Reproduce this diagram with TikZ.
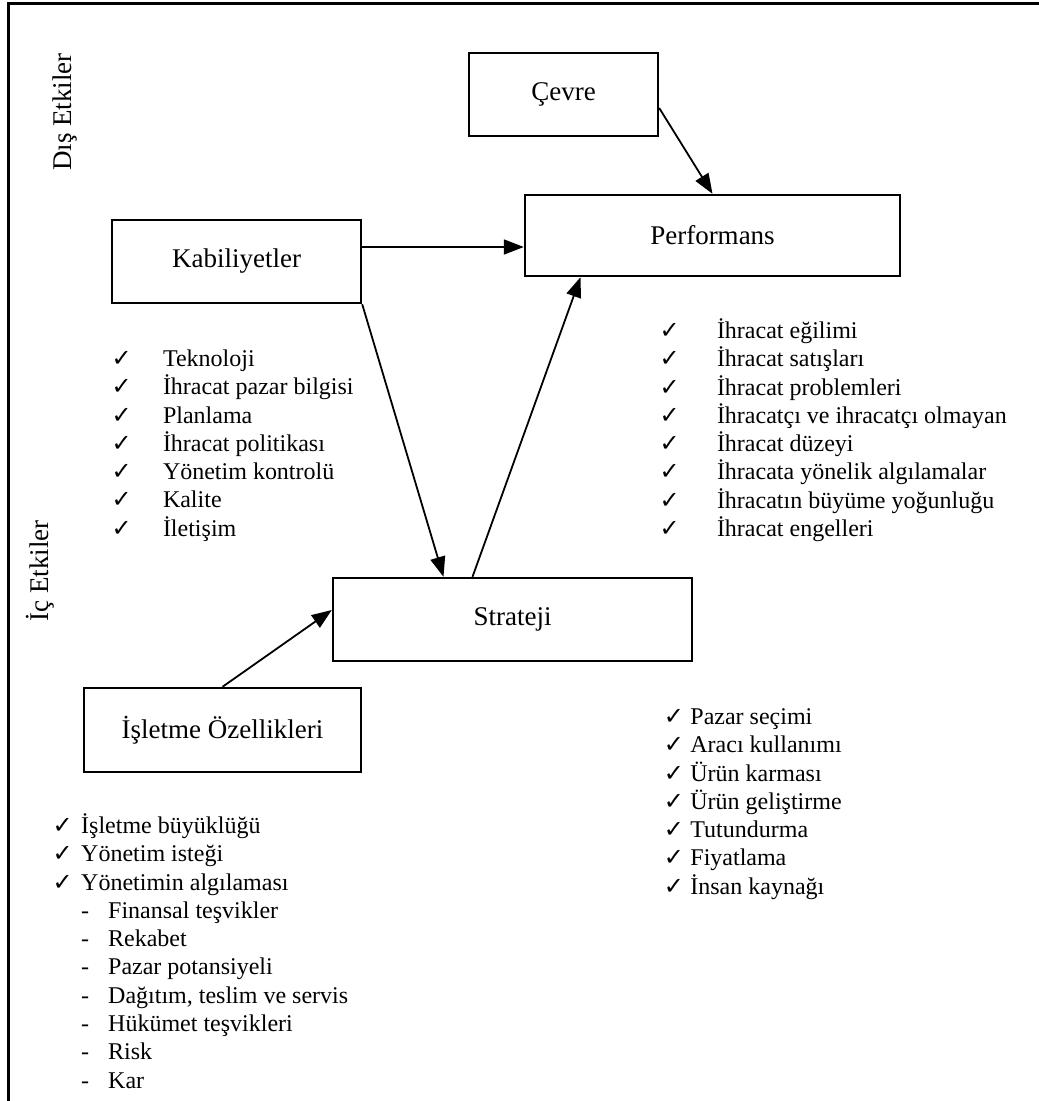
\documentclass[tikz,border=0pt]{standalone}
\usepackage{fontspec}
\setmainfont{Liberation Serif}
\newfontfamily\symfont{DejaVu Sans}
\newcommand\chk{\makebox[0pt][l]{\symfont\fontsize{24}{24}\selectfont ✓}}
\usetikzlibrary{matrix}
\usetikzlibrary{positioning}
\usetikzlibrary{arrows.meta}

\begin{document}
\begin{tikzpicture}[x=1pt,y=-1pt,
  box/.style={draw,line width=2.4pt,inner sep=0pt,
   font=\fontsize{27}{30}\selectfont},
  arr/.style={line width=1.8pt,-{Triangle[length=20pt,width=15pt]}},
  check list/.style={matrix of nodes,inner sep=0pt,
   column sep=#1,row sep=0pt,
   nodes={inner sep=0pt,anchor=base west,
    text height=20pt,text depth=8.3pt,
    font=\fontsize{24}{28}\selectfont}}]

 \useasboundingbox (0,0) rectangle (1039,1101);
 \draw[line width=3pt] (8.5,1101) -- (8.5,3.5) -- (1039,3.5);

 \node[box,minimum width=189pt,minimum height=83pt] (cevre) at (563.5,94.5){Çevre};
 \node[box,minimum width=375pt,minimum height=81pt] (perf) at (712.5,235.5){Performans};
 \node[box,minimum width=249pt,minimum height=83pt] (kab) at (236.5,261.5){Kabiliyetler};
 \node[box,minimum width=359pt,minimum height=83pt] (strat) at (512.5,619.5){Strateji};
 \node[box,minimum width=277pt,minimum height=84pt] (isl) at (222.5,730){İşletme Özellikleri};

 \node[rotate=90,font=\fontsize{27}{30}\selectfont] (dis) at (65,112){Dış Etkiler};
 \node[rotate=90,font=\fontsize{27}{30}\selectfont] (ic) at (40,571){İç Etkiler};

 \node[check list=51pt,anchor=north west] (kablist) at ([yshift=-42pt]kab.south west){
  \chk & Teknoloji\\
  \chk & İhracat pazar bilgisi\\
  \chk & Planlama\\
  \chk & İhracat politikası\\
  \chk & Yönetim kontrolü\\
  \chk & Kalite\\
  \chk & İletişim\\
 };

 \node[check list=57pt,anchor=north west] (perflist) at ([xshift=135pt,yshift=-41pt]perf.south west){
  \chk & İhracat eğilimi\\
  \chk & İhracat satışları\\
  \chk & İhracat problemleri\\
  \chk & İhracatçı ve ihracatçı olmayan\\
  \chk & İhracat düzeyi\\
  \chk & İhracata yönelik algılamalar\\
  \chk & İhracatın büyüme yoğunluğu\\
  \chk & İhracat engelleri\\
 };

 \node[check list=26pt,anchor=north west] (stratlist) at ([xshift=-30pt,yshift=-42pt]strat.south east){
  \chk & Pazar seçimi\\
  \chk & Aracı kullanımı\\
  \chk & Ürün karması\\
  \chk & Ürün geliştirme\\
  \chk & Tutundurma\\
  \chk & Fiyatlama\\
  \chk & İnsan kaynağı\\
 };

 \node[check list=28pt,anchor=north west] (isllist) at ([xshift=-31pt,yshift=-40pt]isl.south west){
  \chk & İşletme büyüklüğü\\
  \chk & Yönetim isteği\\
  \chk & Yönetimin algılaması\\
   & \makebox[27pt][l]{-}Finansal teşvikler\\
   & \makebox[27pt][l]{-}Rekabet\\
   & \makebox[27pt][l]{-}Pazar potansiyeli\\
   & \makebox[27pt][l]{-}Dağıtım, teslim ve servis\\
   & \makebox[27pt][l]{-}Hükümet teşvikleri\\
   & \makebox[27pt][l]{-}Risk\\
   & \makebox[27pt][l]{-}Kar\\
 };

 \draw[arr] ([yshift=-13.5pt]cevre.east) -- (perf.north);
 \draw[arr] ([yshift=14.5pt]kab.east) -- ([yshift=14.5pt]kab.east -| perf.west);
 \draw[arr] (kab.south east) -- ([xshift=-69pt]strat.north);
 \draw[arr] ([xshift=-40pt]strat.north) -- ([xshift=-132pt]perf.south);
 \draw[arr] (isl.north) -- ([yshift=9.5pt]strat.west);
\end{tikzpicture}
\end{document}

* * *

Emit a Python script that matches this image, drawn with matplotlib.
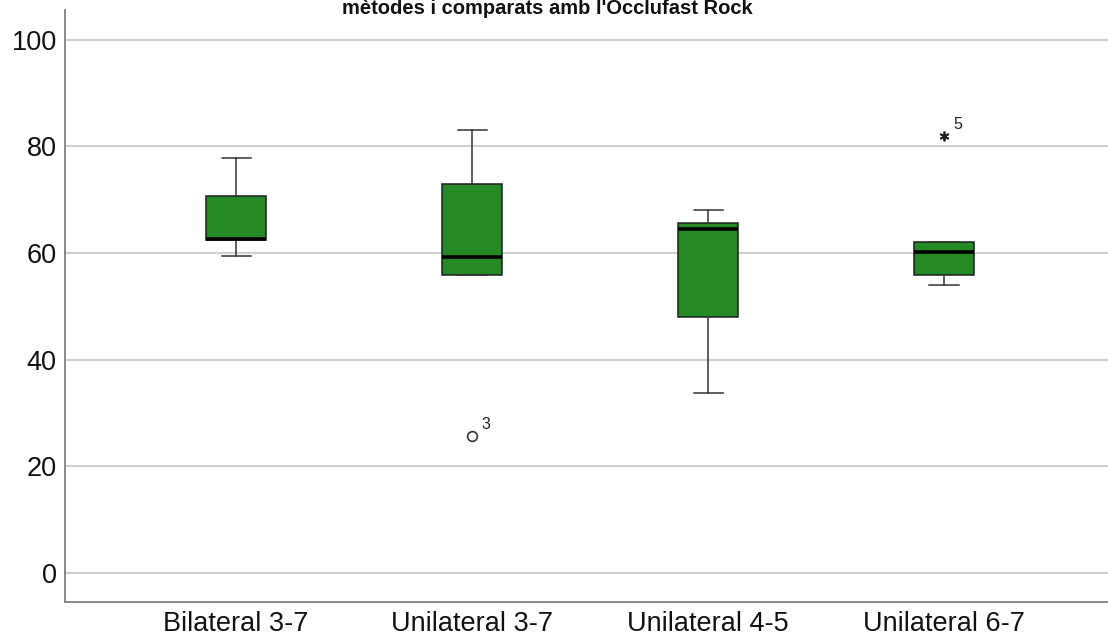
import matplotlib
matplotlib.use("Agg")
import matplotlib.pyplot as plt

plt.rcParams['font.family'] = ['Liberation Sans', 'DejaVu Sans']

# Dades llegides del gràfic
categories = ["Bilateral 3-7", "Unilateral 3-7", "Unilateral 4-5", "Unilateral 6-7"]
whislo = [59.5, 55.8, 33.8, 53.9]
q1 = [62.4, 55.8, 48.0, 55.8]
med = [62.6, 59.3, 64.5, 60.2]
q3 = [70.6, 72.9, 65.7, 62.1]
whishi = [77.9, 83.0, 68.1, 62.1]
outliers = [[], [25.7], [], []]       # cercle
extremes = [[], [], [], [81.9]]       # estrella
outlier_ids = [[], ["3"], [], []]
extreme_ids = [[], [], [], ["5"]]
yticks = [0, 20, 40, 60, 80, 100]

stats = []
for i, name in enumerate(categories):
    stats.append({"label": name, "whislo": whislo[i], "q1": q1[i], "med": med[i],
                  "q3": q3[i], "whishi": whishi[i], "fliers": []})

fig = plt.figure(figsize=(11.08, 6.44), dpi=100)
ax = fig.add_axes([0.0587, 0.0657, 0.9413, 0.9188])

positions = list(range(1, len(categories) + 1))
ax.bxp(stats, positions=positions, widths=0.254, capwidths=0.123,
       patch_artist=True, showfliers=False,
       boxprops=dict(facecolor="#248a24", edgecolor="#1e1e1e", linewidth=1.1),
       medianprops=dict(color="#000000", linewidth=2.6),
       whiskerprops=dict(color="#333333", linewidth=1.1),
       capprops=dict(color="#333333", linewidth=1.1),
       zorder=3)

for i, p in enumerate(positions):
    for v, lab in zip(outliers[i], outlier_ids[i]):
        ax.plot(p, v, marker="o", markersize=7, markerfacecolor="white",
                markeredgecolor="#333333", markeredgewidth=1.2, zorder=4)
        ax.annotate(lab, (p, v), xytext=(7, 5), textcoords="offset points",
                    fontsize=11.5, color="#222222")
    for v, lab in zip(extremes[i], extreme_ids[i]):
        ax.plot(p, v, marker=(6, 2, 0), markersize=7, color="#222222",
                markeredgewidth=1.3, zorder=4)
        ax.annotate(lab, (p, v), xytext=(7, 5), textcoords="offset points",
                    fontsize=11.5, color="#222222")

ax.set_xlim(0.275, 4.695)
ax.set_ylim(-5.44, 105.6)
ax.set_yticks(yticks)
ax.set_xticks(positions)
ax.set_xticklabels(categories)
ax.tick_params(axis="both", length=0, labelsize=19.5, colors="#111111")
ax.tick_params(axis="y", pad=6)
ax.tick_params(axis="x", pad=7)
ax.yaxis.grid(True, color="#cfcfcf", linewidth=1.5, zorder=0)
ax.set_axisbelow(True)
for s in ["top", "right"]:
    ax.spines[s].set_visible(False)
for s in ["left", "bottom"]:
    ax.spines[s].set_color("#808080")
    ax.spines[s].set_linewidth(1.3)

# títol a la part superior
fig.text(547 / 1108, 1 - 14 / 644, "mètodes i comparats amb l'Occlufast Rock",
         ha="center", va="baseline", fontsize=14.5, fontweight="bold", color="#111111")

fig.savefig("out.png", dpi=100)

### Goal of the exercise
Show all lines in the entries above where the string "with" appears.

### Answer
Reproduce this diagram with TikZ.
Emit a Python script that matches this image, drawn with matplotlib.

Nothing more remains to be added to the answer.